Although Hamilton describes the events as “harrowing,” indeed “sickening,” this does not prevent him from going into the story in some considerable detail. We must remember that he is writing this history for a primarily Presbyterian audience. The highly emotional tone he uses throughout this passage is therefore designed to ensure that his - Presbyterian - readers will feel nothing but outrage at the account of such barbaric treatment. In its turn, this contributes to making people feel sympathy for the Covenanter cause in the broader Presbyterian community.
“In their fury the dominant party [King Charles' advisors] now resolved upon the adoption of a new weapon [...] This was an oath, popularly called the Black Oath, which all Presbyterians were to be obliged to take, or suffer the ‘uttermost and most severe punishments […]
Great numbers of the people refused to take such an oath. They were quite prepared to swear allegiance to the King, notwithstanding all that they had suffered under him. But to promise that, no matter what he might command, they would never oppose him, and to renounce the covenants which had proved such safeguards and helps to the maintenance of true religion, they felt they dared not, and they determined to refuse, and abide the consequences. Those consequences Wentworth and […] the bishops were not slow to visit on them to the very utmost. The details of the cruelties which they inflicted are not merely harrowing they are sickening. […] Respectable men were, on their refusal to perjure themselves by taking the Black Oath, bound together with chains and thrown into dismal dungeons. [Officers] from Dublin travelled up and down Ulster, arresting and imprisoning. The most exorbitant penalties were inflicted. […] Respectable women, far advanced in pregnancy, were forced to travel long distances to appear before the Commissioners. If they hesitated to attend, or refused to swear, they were treated in the most cruel manner, notwithstanding their condition. The woods in some parts of the country were thronged with crowds of defenceless females who had fled [there] to escape the persecutors who had no mercy on either sex or age. […]” (Hamilton, pp. 52-54)
Beyond showing the Presbyterian as the victim of cruel State repression, the Covenanter story is a perfect illustration of a theme that becomes increasingly important during the Home Rule period – the idea that Scotland extends into Ireland through the culture and mind-set of the Ulster-Scots community. A shared Presbyterianism is the key factor in this equation. This is made obvious by the constant to-ing and fro-ing of people between Lowland Scotland and Ulster during periods of religious repression.

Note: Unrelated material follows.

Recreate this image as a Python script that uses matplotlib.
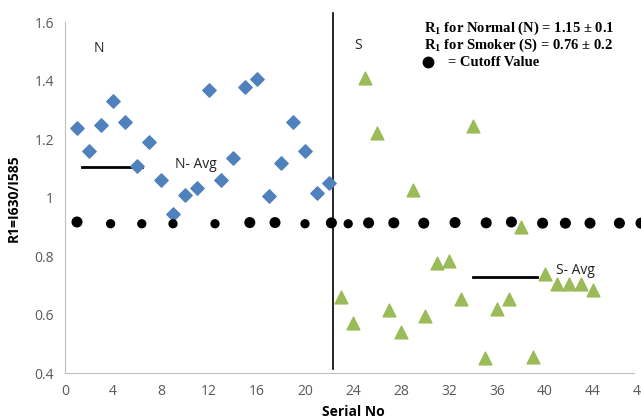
import matplotlib.pyplot as plt
import numpy as np

# normal (N) samples
n_serial = list(range(1, 23))
n_ratio = [1.24, 1.16, 1.25, 1.33, 1.26, 1.11, 1.19, 1.06, 0.945, 1.01, 1.035,
           1.37, 1.06, 1.135, 1.38, 1.405, 1.005, 1.12, 1.26, 1.16, 1.015, 1.05]

# smoker (S) samples
s_serial = list(range(23, 45))
s_ratio = [0.66, 0.57, 1.41, 1.22, 0.615, 0.54, 1.025, 0.595, 0.775, 0.785, 0.655,
           1.245, 0.45, 0.62, 0.655, 0.90, 0.455, 0.74, 0.705, 0.705, 0.705, 0.685]

# cutoff dots
cut_x = [1, 3.8, 6.4, 9, 12.5, 15.4, 17.5, 20, 22.2, 23.6, 25.3, 27.4, 29.9,
         32.5, 35.1, 37.2, 39.8, 41.7, 43.75, 46.2, 48]
cut_y = [0.917, 0.911, 0.911, 0.911, 0.911, 0.915, 0.915, 0.911, 0.914, 0.911, 0.914,
         0.914, 0.913, 0.915, 0.914, 0.917, 0.913, 0.913, 0.913, 0.913, 0.913]
cut_big = [1, 0, 0, 0, 0, 1, 1, 0, 1, 0, 1, 1, 1, 1, 1, 1, 1, 1, 1, 1, 1]

n_avg_x = [1.4, 6.4]
n_avg_y = 1.104
s_avg_x = [34.0, 39.3]
s_avg_y = 0.73
divider_x = 22.35

fig = plt.figure(figsize=(6.41, 4.19), dpi=100)
ax = fig.add_axes([65/641, 46/419, 576/641, 350.5/419])

ax.scatter(n_serial, n_ratio, marker='D', s=46, color='#4f81bd', zorder=3)
ax.scatter(s_serial, s_ratio, marker='^', s=85, color='#9bbb59', zorder=3)
sizes = [48 if b else 32 for b in cut_big]
ax.scatter(cut_x, cut_y, s=sizes, color='black', zorder=4, clip_on=False)

ax.plot(n_avg_x, [n_avg_y] * 2, color='black', lw=2, zorder=2)
ax.plot(s_avg_x, [s_avg_y] * 2, color='black', lw=2, zorder=2)
ax.plot([divider_x] * 2, [0.413, 1.634], color='black', lw=1.2, clip_on=False, zorder=2)

txt = dict(fontsize=10, color='#222222', family='Open Sans')
ax.text(2.8, 1.51, 'N', ha='center', va='center', **txt)
ax.text(9.2, 1.114, 'N- Avg', ha='left', va='center', **txt)
ax.text(24.4, 1.52, 'S', ha='center', va='center', **txt)
ax.text(40.9, 0.752, 'S- Avg', ha='left', va='center', **txt)

leg = dict(fontsize=10.5, fontweight='bold', family='Liberation Serif', color='black',
           transform=fig.transFigure, va='center', ha='left')
fig.text(424/641, 1 - 28/419, 'R$_\\mathregular{1}$ for Normal (N) = 1.15 ± 0.1', **leg)
fig.text(424/641, 1 - 45/419, 'R$_\\mathregular{1}$ for Smoker (S) = 0.76 ± 0.2', **leg)
fig.text(448/641, 1 - 62/419, '= Cutoff Value', **leg)
fig.lines.append(plt.Line2D([428/641], [1 - 62/419], marker='o', ms=7.5, color='black',
                            transform=fig.transFigure))

ax.set_xlim(0, 48)
ax.set_ylim(0.4, 1.6)
ax.set_xticks(np.arange(0, 49, 4))
ax.set_yticks([0.4, 0.6, 0.8, 1.0, 1.2, 1.4, 1.6])
ax.set_yticklabels(['0.4', '0.6', '0.8', '1', '1.2', '1.4', '1.6'])
ax.tick_params(length=0, labelsize=10, labelcolor='#595959', pad=8)
for lab in ax.get_xticklabels() + ax.get_yticklabels():
    lab.set_family('Open Sans')

for s in ['top', 'right']:
    ax.spines[s].set_visible(False)
for s in ['left', 'bottom']:
    ax.spines[s].set_color('#bfbfbf')
ax.spines['bottom'].set_bounds(0, 47.4)

ax.set_xlabel('Serial No', fontsize=10, fontweight='bold', family='Open Sans', labelpad=4)
ax.set_ylabel('R1=I630/I585', fontsize=10, fontweight='bold', family='Open Sans', labelpad=10)

fig.savefig('out.png', dpi=100)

This is taken as concrete evidence that both belong to a single cultural space.
Perhaps the most striking symbolic expression of these links is the choice of the Solemn League and Covenant as the model for the Ulster Covenant in 1912. We will look at this in more detail in Module 3. In choosing this historical reference, the unionists are consciously tapping in to this shared history, with all its associated emotion.